Emory International Law Review


Most jurisdictions have adopted changes in legislation within the past fifty years that reflect the evolution and advancement of women’s legal rights. Somalia, however, has not undergone a significant change in its legal regime since the 1960s. Somalia’s penal code and criminal procedure code are based on laws that were written in the late 1800s to early 1900s. When it comes to rape, judges harbor the beliefs that women must “put up a fight” against their assailants and doubt the inherent trustworthiness of women. These prevailing gender myths prevent women from accessing justice and infringe on their rights to equality and non-discrimination in the courtroom.

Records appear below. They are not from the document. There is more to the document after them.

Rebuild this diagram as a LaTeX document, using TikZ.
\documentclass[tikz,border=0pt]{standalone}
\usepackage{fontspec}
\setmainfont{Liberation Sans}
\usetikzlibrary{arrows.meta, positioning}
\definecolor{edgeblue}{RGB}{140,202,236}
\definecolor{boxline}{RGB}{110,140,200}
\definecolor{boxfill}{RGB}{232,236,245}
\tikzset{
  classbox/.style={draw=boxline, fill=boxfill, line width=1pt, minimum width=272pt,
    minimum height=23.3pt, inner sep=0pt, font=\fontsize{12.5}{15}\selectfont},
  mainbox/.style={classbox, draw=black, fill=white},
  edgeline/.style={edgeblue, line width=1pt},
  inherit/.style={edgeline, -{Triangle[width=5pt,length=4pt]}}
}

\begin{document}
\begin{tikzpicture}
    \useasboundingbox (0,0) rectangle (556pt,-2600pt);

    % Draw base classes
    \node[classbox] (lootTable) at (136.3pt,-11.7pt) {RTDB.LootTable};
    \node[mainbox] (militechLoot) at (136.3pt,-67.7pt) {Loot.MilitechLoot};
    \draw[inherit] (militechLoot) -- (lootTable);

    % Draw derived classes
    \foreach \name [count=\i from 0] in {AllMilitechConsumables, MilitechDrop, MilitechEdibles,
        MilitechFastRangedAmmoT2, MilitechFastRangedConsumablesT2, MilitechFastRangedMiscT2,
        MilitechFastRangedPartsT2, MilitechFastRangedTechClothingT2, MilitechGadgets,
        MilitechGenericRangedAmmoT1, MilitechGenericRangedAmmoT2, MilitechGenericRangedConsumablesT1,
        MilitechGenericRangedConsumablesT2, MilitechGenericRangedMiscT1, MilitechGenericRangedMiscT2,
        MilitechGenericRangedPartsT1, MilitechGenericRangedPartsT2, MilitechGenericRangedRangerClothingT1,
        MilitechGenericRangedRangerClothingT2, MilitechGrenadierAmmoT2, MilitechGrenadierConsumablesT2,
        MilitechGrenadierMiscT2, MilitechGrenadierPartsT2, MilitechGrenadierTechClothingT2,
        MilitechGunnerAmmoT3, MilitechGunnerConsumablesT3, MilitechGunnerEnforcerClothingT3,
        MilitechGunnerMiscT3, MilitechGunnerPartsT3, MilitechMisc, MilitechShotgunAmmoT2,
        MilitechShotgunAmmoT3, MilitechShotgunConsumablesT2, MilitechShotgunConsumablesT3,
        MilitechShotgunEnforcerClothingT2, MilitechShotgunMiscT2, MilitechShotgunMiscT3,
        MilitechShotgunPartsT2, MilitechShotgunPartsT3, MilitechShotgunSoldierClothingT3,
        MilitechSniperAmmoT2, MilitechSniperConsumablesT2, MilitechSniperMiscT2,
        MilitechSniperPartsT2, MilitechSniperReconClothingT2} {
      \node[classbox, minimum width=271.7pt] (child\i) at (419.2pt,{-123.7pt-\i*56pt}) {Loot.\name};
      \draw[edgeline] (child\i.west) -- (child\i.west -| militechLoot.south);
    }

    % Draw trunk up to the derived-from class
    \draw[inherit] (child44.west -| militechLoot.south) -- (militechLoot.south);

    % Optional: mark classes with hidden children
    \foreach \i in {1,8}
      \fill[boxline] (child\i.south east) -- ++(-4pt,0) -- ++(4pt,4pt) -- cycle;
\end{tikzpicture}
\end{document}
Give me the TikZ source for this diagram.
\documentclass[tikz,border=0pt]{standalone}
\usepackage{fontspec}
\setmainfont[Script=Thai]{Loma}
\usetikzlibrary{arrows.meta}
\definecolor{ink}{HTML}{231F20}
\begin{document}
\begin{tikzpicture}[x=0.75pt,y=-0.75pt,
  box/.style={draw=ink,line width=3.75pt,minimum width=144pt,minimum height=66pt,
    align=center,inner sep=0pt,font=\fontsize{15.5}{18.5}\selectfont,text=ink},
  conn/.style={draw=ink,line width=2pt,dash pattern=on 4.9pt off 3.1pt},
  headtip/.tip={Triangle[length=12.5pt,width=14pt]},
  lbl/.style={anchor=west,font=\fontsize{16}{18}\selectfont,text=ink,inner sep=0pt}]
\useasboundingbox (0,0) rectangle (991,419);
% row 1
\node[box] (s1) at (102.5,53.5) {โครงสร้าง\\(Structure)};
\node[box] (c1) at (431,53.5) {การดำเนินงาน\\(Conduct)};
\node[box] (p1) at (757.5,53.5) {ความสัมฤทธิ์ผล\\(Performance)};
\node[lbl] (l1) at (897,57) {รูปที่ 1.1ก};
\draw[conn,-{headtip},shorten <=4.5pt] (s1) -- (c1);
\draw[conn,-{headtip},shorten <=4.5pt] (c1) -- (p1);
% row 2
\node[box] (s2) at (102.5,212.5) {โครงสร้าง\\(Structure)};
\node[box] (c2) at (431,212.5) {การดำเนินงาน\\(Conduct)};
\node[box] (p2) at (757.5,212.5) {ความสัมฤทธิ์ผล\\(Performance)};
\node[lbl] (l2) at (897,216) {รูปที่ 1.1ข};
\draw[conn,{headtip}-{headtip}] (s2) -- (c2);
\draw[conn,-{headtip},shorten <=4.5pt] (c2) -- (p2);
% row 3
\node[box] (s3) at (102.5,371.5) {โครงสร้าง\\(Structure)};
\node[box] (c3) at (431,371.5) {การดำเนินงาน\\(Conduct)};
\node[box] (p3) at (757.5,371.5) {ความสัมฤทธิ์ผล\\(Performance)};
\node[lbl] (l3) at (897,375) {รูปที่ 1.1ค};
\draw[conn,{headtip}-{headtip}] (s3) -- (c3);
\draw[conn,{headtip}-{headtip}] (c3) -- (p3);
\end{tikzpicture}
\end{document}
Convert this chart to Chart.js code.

Many of these gender myths are supported by outdated colonial laws and are a result of Italy and Great Britain’s legal legacies in Somalia. This article is the first of its kind to examine colonial influences on gender myths in the Somali courtroom. It commences with an introduction into Somalia’s legal past and limitations in case law that are attributable to its longstanding civil war and frail infrastructure. Part II continues with a brief background into international human rights standards for victims of gender-based violence—the principles that set the standard against which the treatment of women under laws should be compared. Part III highlights how Somali cultural norms have contributed to preconceptions about women that are reflected in the courtroom. Part IV and V shed light on how fascist-era Italy and British India not only defined Somali criminal laws but also shaped the current Somali legal system’s treatment of women as unreliable victims and witnesses. Both the resistance standard and cautionary rules like the corroboration requirement and immoral character provision are legacies of Somalia’s colonial past. These rules hinder a Somali woman’s access to justice because they are only applied in rape cases where the victim is a female. Moreover, they require a higher evidentiary standard than any other crime. In conclusion, this article draws attention to the dangers of legal stagnation and the importance of legal reform.